▽

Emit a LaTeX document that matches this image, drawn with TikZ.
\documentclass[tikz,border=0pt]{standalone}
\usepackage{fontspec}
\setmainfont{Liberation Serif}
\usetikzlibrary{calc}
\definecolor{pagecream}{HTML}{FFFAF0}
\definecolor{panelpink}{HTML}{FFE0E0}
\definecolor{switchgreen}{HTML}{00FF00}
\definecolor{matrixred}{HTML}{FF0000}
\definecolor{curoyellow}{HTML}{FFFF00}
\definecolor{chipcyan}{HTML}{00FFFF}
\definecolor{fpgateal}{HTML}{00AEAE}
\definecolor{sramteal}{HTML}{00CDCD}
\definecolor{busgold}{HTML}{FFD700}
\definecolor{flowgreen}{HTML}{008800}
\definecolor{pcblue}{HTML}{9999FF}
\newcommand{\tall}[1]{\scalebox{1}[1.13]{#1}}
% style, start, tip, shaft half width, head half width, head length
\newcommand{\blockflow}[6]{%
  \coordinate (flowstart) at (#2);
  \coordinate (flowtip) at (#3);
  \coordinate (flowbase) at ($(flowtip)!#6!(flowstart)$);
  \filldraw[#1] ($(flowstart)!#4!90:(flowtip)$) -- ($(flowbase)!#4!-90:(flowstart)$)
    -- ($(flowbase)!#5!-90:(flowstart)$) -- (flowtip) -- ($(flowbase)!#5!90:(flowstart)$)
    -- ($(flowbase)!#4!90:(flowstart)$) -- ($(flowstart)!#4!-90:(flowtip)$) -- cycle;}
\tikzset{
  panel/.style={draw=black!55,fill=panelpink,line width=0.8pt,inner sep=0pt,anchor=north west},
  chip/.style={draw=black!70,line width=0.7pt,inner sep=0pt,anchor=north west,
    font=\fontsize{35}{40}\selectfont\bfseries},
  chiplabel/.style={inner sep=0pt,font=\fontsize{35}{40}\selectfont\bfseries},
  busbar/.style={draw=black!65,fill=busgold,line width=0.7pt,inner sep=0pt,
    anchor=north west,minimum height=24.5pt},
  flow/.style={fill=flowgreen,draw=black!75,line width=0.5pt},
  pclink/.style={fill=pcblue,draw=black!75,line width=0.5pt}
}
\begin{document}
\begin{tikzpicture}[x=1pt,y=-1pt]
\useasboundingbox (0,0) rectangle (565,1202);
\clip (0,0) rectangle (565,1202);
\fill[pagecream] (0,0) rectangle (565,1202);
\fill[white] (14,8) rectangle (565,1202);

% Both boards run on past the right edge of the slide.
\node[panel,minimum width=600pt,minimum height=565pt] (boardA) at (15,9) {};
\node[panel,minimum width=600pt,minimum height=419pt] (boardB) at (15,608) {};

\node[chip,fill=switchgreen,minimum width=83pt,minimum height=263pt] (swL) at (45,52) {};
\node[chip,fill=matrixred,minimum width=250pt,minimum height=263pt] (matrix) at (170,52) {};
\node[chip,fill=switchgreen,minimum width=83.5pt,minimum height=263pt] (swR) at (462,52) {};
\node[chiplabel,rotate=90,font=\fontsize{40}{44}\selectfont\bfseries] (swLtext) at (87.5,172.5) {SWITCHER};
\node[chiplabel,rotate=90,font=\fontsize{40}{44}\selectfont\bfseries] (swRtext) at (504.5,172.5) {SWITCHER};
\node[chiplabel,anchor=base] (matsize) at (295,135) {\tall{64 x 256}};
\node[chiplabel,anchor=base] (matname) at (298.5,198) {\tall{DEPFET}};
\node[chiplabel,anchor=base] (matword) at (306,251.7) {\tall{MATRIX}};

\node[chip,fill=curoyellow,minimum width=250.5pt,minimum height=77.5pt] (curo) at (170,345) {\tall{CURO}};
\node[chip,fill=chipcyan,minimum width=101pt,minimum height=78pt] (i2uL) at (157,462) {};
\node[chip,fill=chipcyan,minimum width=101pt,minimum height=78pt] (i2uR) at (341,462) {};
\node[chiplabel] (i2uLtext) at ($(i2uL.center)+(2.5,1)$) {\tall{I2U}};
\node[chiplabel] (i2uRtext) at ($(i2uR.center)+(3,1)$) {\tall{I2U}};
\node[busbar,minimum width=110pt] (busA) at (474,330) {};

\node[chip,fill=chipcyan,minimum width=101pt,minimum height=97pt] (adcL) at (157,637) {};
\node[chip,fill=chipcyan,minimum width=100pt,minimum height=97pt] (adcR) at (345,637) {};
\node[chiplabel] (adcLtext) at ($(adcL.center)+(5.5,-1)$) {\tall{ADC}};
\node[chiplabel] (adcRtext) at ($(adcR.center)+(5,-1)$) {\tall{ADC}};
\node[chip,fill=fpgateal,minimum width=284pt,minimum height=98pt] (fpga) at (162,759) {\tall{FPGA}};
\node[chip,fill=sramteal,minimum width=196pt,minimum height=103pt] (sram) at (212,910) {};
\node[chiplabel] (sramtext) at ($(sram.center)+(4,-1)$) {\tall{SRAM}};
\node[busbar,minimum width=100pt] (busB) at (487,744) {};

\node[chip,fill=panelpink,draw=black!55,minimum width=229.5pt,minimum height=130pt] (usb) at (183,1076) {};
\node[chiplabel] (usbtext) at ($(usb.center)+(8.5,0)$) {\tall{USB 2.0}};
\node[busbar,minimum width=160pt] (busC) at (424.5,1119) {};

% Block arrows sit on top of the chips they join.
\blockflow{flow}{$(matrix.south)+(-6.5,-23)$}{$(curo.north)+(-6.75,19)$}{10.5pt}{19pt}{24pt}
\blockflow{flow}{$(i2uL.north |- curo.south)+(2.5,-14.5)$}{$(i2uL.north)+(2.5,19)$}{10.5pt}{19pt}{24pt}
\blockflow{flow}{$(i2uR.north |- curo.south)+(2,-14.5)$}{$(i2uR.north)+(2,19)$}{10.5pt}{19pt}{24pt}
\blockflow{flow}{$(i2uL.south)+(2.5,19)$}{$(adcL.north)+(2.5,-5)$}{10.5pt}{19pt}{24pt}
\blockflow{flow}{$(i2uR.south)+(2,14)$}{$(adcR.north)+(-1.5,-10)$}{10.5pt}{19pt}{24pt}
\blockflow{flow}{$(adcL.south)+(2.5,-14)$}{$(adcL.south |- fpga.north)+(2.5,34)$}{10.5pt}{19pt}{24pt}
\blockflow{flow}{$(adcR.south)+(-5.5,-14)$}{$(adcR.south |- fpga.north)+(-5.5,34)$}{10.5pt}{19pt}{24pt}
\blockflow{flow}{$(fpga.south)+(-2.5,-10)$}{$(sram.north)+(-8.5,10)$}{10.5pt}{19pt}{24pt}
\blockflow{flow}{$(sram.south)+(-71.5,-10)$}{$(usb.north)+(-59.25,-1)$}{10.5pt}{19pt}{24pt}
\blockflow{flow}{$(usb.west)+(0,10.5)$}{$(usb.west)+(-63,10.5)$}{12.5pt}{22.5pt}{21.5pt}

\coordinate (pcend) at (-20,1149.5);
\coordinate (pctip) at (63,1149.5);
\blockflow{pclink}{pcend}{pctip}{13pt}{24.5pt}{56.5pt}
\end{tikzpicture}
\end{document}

△
▽

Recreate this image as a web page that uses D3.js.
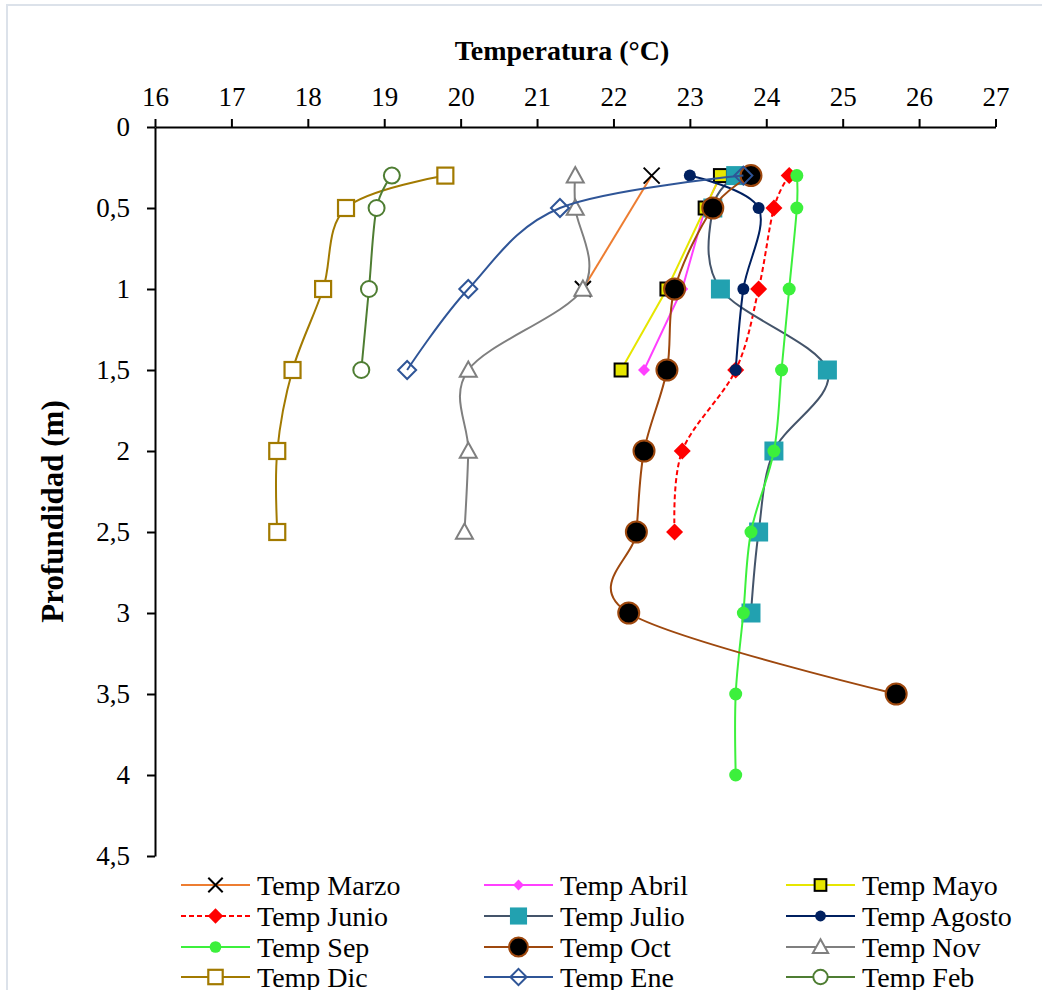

△

Exactly repeat the lines from the line with "Emit a LaTeX" to the line with "(14,8) rectangle (565,1202);", including both, and output nothing else.

Emit a LaTeX document that matches this image, drawn with TikZ.
\documentclass[tikz,border=0pt]{standalone}
\usepackage{fontspec}
\setmainfont{Liberation Serif}
\usetikzlibrary{calc}
\definecolor{pagecream}{HTML}{FFFAF0}
\definecolor{panelpink}{HTML}{FFE0E0}
\definecolor{switchgreen}{HTML}{00FF00}
\definecolor{matrixred}{HTML}{FF0000}
\definecolor{curoyellow}{HTML}{FFFF00}
\definecolor{chipcyan}{HTML}{00FFFF}
\definecolor{fpgateal}{HTML}{00AEAE}
\definecolor{sramteal}{HTML}{00CDCD}
\definecolor{busgold}{HTML}{FFD700}
\definecolor{flowgreen}{HTML}{008800}
\definecolor{pcblue}{HTML}{9999FF}
\newcommand{\tall}[1]{\scalebox{1}[1.13]{#1}}
% style, start, tip, shaft half width, head half width, head length
\newcommand{\blockflow}[6]{%
  \coordinate (flowstart) at (#2);
  \coordinate (flowtip) at (#3);
  \coordinate (flowbase) at ($(flowtip)!#6!(flowstart)$);
  \filldraw[#1] ($(flowstart)!#4!90:(flowtip)$) -- ($(flowbase)!#4!-90:(flowstart)$)
    -- ($(flowbase)!#5!-90:(flowstart)$) -- (flowtip) -- ($(flowbase)!#5!90:(flowstart)$)
    -- ($(flowbase)!#4!90:(flowstart)$) -- ($(flowstart)!#4!-90:(flowtip)$) -- cycle;}
\tikzset{
  panel/.style={draw=black!55,fill=panelpink,line width=0.8pt,inner sep=0pt,anchor=north west},
  chip/.style={draw=black!70,line width=0.7pt,inner sep=0pt,anchor=north west,
    font=\fontsize{35}{40}\selectfont\bfseries},
  chiplabel/.style={inner sep=0pt,font=\fontsize{35}{40}\selectfont\bfseries},
  busbar/.style={draw=black!65,fill=busgold,line width=0.7pt,inner sep=0pt,
    anchor=north west,minimum height=24.5pt},
  flow/.style={fill=flowgreen,draw=black!75,line width=0.5pt},
  pclink/.style={fill=pcblue,draw=black!75,line width=0.5pt}
}
\begin{document}
\begin{tikzpicture}[x=1pt,y=-1pt]
\useasboundingbox (0,0) rectangle (565,1202);
\clip (0,0) rectangle (565,1202);
\fill[pagecream] (0,0) rectangle (565,1202);
\fill[white] (14,8) rectangle (565,1202);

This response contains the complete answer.